| INFORMATION SUPPLIED |
------------
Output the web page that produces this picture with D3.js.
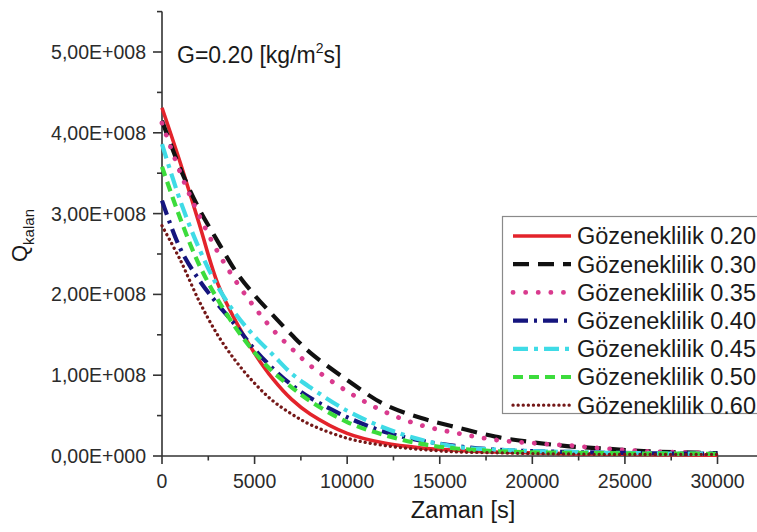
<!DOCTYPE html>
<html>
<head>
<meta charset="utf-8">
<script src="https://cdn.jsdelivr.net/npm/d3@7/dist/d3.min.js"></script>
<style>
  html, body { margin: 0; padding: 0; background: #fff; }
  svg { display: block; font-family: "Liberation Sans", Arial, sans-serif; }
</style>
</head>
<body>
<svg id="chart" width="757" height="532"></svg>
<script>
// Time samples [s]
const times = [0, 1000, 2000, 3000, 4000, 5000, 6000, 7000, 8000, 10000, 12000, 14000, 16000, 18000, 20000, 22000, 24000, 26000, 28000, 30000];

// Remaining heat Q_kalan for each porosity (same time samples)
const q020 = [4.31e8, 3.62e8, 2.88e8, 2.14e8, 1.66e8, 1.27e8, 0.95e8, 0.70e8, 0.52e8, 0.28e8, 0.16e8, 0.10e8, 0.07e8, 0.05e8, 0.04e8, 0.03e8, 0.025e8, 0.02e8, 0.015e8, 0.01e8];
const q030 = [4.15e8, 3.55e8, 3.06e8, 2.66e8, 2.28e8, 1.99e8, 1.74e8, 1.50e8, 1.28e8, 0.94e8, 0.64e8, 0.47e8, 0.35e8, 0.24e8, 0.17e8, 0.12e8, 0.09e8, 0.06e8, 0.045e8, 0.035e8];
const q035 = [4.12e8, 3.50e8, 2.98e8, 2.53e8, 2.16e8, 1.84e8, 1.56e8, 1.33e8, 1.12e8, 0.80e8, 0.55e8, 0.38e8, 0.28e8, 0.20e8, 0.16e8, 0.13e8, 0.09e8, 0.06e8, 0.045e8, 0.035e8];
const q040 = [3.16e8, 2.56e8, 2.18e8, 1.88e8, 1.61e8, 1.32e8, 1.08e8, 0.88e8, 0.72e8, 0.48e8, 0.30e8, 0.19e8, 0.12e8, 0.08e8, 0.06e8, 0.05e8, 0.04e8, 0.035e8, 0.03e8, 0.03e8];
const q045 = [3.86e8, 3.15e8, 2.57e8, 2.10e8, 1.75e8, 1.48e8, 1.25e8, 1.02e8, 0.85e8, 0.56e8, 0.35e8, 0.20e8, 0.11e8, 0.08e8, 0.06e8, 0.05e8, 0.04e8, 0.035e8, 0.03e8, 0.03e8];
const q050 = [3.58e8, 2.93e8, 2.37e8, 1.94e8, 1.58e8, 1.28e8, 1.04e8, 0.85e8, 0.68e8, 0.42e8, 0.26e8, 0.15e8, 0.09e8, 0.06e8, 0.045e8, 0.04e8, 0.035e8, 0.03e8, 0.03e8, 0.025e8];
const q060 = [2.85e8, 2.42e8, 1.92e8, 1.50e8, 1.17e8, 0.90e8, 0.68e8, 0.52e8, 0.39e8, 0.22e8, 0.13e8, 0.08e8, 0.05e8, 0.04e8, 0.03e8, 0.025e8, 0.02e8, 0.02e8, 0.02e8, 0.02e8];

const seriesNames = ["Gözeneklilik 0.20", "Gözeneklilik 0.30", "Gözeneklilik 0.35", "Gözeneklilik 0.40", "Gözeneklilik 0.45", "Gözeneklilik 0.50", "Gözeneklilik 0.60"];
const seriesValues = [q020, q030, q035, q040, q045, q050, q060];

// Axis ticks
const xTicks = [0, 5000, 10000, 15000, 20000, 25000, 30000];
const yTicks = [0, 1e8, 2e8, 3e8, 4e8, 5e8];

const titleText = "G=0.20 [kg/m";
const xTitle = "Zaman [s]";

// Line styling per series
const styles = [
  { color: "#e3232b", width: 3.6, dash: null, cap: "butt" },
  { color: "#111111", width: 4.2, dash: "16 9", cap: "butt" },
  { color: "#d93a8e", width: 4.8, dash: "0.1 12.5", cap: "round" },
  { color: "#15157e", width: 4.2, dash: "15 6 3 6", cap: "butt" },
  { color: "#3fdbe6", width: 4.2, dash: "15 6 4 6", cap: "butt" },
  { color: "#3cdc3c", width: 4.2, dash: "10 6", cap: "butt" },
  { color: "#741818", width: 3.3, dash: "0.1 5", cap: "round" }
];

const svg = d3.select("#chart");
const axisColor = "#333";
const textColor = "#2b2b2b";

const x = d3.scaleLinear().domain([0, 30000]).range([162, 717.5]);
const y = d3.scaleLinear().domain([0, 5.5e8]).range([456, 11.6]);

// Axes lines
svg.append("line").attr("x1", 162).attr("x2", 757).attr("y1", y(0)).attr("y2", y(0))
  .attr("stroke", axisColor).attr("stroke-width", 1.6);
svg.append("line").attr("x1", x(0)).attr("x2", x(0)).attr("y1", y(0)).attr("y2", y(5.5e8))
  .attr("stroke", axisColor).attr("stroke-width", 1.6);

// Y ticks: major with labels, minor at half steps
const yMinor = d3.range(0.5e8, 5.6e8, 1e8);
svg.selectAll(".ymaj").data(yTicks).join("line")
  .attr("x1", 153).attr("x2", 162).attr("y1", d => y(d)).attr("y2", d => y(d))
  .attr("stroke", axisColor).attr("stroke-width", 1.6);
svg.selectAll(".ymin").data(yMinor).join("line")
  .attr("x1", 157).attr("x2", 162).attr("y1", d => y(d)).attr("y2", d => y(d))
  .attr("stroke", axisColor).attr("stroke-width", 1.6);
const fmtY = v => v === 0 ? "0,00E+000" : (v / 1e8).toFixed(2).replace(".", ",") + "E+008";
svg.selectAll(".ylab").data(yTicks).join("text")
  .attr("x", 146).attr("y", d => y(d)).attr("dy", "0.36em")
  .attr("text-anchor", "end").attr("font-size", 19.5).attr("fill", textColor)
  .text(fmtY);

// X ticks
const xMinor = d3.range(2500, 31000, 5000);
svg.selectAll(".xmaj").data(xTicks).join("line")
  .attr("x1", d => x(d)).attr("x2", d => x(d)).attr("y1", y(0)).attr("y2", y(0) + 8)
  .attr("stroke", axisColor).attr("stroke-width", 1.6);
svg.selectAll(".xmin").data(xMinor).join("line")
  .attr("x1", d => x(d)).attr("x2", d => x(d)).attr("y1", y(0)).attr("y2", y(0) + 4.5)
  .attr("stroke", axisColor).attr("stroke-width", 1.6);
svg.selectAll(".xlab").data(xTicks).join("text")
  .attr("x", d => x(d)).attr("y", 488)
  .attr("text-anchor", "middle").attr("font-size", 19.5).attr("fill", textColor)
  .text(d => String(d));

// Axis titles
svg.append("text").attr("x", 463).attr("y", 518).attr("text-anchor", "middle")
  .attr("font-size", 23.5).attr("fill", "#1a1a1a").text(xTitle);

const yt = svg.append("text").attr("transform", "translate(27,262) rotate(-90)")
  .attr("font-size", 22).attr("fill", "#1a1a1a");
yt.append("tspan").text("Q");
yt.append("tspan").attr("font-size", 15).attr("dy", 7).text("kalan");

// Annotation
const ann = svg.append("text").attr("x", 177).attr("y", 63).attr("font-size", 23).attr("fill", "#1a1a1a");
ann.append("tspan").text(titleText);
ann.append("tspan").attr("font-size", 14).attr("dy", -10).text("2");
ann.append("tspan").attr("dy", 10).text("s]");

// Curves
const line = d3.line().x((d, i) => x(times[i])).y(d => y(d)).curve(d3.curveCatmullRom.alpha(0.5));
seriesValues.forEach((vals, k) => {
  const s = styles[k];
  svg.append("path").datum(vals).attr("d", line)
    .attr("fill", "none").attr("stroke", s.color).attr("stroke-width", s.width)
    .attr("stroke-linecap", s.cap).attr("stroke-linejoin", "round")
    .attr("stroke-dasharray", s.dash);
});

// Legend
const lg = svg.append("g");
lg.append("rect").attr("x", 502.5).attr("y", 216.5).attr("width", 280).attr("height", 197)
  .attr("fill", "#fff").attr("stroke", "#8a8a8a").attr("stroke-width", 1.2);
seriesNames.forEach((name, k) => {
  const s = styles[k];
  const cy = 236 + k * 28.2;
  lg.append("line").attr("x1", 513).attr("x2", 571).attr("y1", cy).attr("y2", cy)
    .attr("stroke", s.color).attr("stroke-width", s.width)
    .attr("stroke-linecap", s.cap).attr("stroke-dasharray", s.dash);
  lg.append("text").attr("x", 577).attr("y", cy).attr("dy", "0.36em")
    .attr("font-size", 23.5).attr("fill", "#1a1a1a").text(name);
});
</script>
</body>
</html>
------------
| CHALLENGE |
Return only the lines running from the top of the data to the line that holds "26000, 28000, 30000];". Include both of those lines, but skip the pictures.

| REPLY |
Output the web page that produces this picture with D3.js.
<!DOCTYPE html>
<html>
<head>
<meta charset="utf-8">
<script src="https://cdn.jsdelivr.net/npm/d3@7/dist/d3.min.js"></script>
<style>
  html, body { margin: 0; padding: 0; background: #fff; }
  svg { display: block; font-family: "Liberation Sans", Arial, sans-serif; }
</style>
</head>
<body>
<svg id="chart" width="757" height="532"></svg>
<script>
// Time samples [s]
const times = [0, 1000, 2000, 3000, 4000, 5000, 6000, 7000, 8000, 10000, 12000, 14000, 16000, 18000, 20000, 22000, 24000, 26000, 28000, 30000];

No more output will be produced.